Every year on Oct. 1, the Free Application for Federal Student Aid, also known as FAFSA, opens for all current and incoming post-secondary students. This year, however, FAFSA opens on Dec. 1, and that is not the only change to come with financial aid.
Though it is not required, students who would like to receive federal financial aid or scholarships will more than likely have to fill out the FAFSA form in order to be eligible.
This year has brought a change. Instead of opening on Oct. 1 like in previous years, the form for the 2024-25 school year will open on Dec. 1. This is because FAFSA and federal financial aid will undergo a series of changes that will alter how the document is set up and filled out.
The FAFSA Simplification Act, which has been in progress since 2021 by the Department of Education, has been a multistep process that will come to an end for the 2024-25 school year form.
The biggest change is that this Act has moved from the Expected Family Contribution to the Student Aid Index.
Essentially, this means that instead of considering how much a student’s family makes or can contribute toward college if the student is a dependent, FAFSA will now look at how much the student themselves can contribute, according to the Department of Education.
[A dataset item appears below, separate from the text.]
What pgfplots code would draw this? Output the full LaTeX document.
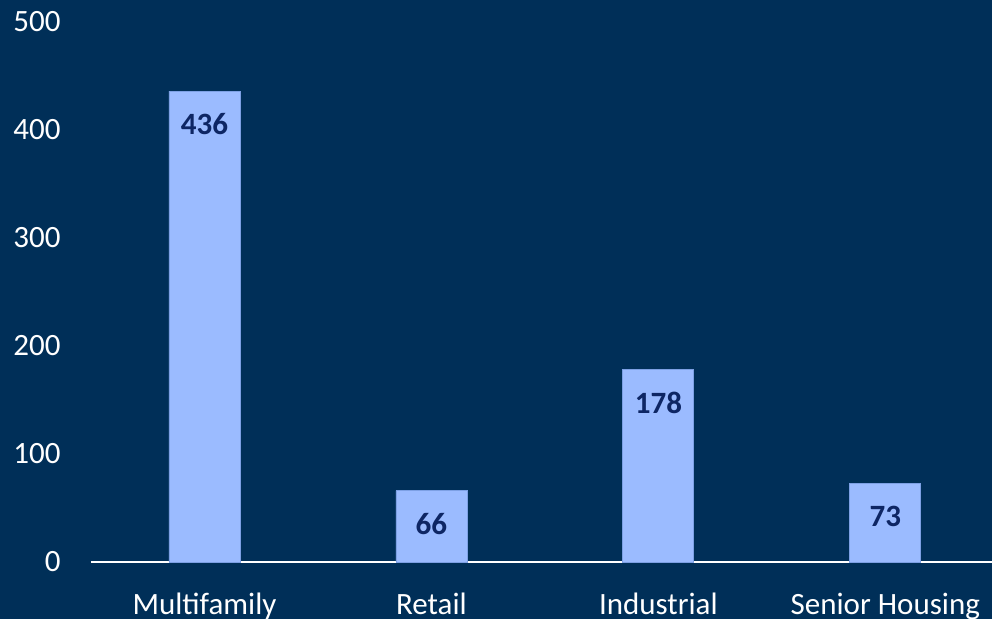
\documentclass[border=0pt]{standalone}
\usepackage{pgfplots}
\pgfplotsset{compat=1.18}
\usepackage{fontspec}
\setmainfont{Carlito}
\definecolor{bgnavy}{RGB}{0,47,88}
\definecolor{barfill}{RGB}{155,187,255}
\definecolor{baredge}{RGB}{125,160,228}
\definecolor{lblnavy}{RGB}{14,38,100}
\begin{document}
\begin{tikzpicture}
\fill[bgnavy] (0,0) rectangle (496pt,309.5pt);
\begin{axis}[
    at={(45.5pt,28.5pt)}, anchor=south west,
    scale only axis,
    width=450.5pt, height=270pt,
    ybar, bar width=35.5pt, bar shift=0pt,
    xmin=-0.5, xmax=3.47,
    ymin=0, ymax=500,
    xtick={0,1,2,3},
    xticklabels={Multifamily, Retail, Industrial, Senior Housing},
    ytick={0,100,200,300,400,500},
    major tick length=0pt,
    axis x line*=bottom, axis y line*=left,
    x axis line style={white, line width=1pt, -},
    y axis line style={draw=none},
    /pgf/number format/assume math mode=true,
    ticklabel style={font=\fontsize{15.5}{18}\selectfont, text=white},
    yticklabel style={anchor=east, inner sep=0pt, xshift=-15pt},
    xticklabel style={anchor=north, inner sep=0pt, yshift=-15.5pt},
    clip=false,
    nodes near coords,
    every node near coord/.append style={anchor=center, yshift=-16.5pt,
        font=\fontsize{15.5}{18}\selectfont\bfseries, text=lblnavy},
]
\addplot[fill=barfill, draw=baredge, line width=0.4pt]
    coordinates {(0,436) (1,66) (2,178) (3,73)};
\end{axis}
\pgfresetboundingbox
\useasboundingbox (0,0) rectangle (496pt,309.5pt);
\end{tikzpicture}
\end{document}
Though FAFSA will still consider whether or not a student is dependent, married or has dependents when scoring them on the Aid Index, they will no longer factor whether or not a student has siblings into their score.
The SAI will take a multitude of factors including income, marital status and dependency into account and combine those factors into a specific formula to find each student’s score.
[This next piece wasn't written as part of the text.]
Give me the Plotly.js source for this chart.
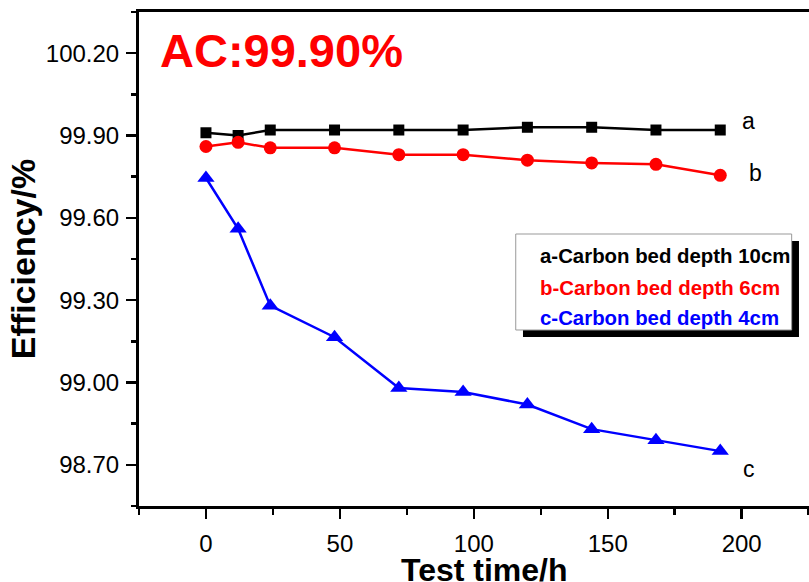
<!DOCTYPE html>
<html>
<head>
<meta charset="utf-8">
<script src="https://cdn.plot.ly/plotly-3.0.1.min.js"></script>
<style>html,body{margin:0;padding:0;background:#fff;overflow:hidden;width:809px;height:582px;}#chart{width:829px;height:582px;}</style>
</head>
<body>
<div id="chart"></div>
<script>
// Test time (h)
var testTime = [0, 12, 24, 48, 72, 96, 120, 144, 168, 192];
// Efficiency (%) per carbon bed depth
var depth10cm = [99.91, 99.90, 99.92, 99.92, 99.92, 99.92, 99.93, 99.93, 99.92, 99.92];
var depth6cm  = [99.86, 99.875, 99.855, 99.855, 99.83, 99.83, 99.81, 99.80, 99.795, 99.755];
var depth4cm  = [99.745, 99.56, 99.28, 99.165, 98.98, 98.965, 98.92, 98.83, 98.79, 98.75];

var seriesNames = ["a-Carbon bed depth 10cm", "b-Carbon bed depth 6cm", "c-Carbon bed depth 4cm"];
var seriesLabels = ["a", "b", "c"];
var headline = "AC:99.90%";
var xTitle = "Test time/h";
var yTitle = "Efficiency/%";

var FONT = "Arial, 'Liberation Sans', sans-serif";
var colors = ["#000000", "#ff0000", "#0000ff"];

var traces = [
  {x: testTime, y: depth10cm, name: seriesNames[0], mode: "lines+markers",
   line: {color: colors[0], width: 2.5}, marker: {symbol: "square", size: 11, color: colors[0]}},
  {x: testTime, y: depth6cm, name: seriesNames[1], mode: "lines+markers",
   line: {color: colors[1], width: 2.5}, marker: {symbol: "circle", size: 13, color: colors[1]}},
  {x: testTime, y: depth4cm, name: seriesNames[2], mode: "lines+markers",
   line: {color: colors[2], width: 2.5}, marker: {symbol: "triangle-up", size: 15, color: colors[2]}}
];

var annotations = [
  {xref: "paper", yref: "paper", x: 0.0275, y: 0.923, xanchor: "left", yanchor: "middle",
   text: headline, showarrow: false, font: {family: FONT, size: 47, color: "#ff0000", weight: "bold"}},
  // x-axis title (placed as annotation so it can sit exactly like the reference)
  {xref: "paper", yref: "paper", x: 0.5, y: -0.1296, xanchor: "center", yanchor: "middle",
   text: xTitle, showarrow: false, font: {family: FONT, size: 32, color: "#000", weight: "bold"}},
  {xref: "x", yref: "y", x: testTime[testTime.length-1], y: depth10cm[depth10cm.length-1],
   xshift: 28, yshift: 9, text: seriesLabels[0], showarrow: false, xanchor: "center", yanchor: "middle",
   font: {family: FONT, size: 23, color: "#000"}},
  {xref: "x", yref: "y", x: testTime[testTime.length-1], y: depth6cm[depth6cm.length-1],
   xshift: 35, yshift: 2, text: seriesLabels[1], showarrow: false, xanchor: "center", yanchor: "middle",
   font: {family: FONT, size: 23, color: "#000"}},
  {xref: "x", yref: "y", x: testTime[testTime.length-1], y: depth4cm[depth4cm.length-1],
   xshift: 29, yshift: -18, text: seriesLabels[2], showarrow: false, xanchor: "center", yanchor: "middle",
   font: {family: FONT, size: 23, color: "#000"}}
];
var legendY = [0.506, 0.441, 0.381];
for (var i = 0; i < seriesNames.length; i++) {
  annotations.push({xref: "paper", yref: "paper", x: 0.5778, y: legendY[i], xanchor: "left", yanchor: "middle",
    text: seriesNames[i], showarrow: false, font: {family: FONT, size: 20.4, color: colors[i], weight: "bold"}});
}

var shapes = [
  {type: "rect", xref: "paper", yref: "paper", x0: 0.5565, x1: 0.9565, y0: 0.342, y1: 0.5364,
   fillcolor: "#000", line: {width: 0}, layer: "above"},
  {type: "rect", xref: "paper", yref: "paper", x0: 0.546, x1: 0.9459, y0: 0.3563, y1: 0.5506,
   fillcolor: "#fff", line: {color: "#999", width: 1}, layer: "above"}
];

var layout = {
  width: 829, height: 582,
  margin: {l: 139, r: 0, t: 12, b: 76, pad: 0},
  paper_bgcolor: "#fff", plot_bgcolor: "#fff",
  showlegend: false,
  font: {family: FONT, color: "#000"},
  xaxis: {
    range: [-25, 232.6], tick0: 0, dtick: 50, ticks: "outside", ticklen: 10, tickwidth: 2.5, tickcolor: "#000",
    minor: {ticks: "outside", ticklen: 6, tickwidth: 2.5, tickcolor: "#000", dtick: 25},
    showline: true, linewidth: 3, linecolor: "#000", mirror: true, showgrid: false, zeroline: false,
    tickfont: {family: FONT, size: 24, color: "#000"}, ticklabelstandoff: 4
  },
  yaxis: {
    range: [98.55, 100.35], tick0: 98.7, dtick: 0.3, tickformat: ".2f",
    ticks: "outside", ticklen: 10, tickwidth: 2.5, tickcolor: "#000",
    minor: {ticks: "outside", ticklen: 5, tickwidth: 2.5, tickcolor: "#000", dtick: 0.15},
    showline: true, linewidth: 3, linecolor: "#000", mirror: false, showgrid: false, zeroline: false,
    tickfont: {family: FONT, size: 24, color: "#000"}, ticklabelstandoff: 2,
    title: {text: yTitle, standoff: 0, font: {family: FONT, size: 34, color: "#000", weight: "bold"}}
  },
  annotations: annotations,
  shapes: shapes
};

Plotly.newPlot("chart", traces, layout, {displayModeBar: false, staticPlot: true});
</script>
</body>
</html>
Not only will the EFC be changed to the SAI during the 2024-25 school year, but the ban on Pell Grants for those who are or were incarcerated or confined will be lifted as well.
The Department of Education began their work during the 2021-22 school year with “elimination of limitations on student eligibility related to Selective Service registration and drug convictions” and “elimination of the subsidized usage limitations on eligibility for Direct Loans.”
The next step of the program began in the 2023-24 school year with “changes to the statutory definition of cost of attendance, professional judgment requirements, determinations of independence, application process for unaccompanied homeless youth and foster care youth, and Pell Grant lifetime eligibility restoration,” according to the Department of Education.
The implementation of the SAI will be the final step in the program for the FAFSA Simplification Act, as it is structured right now.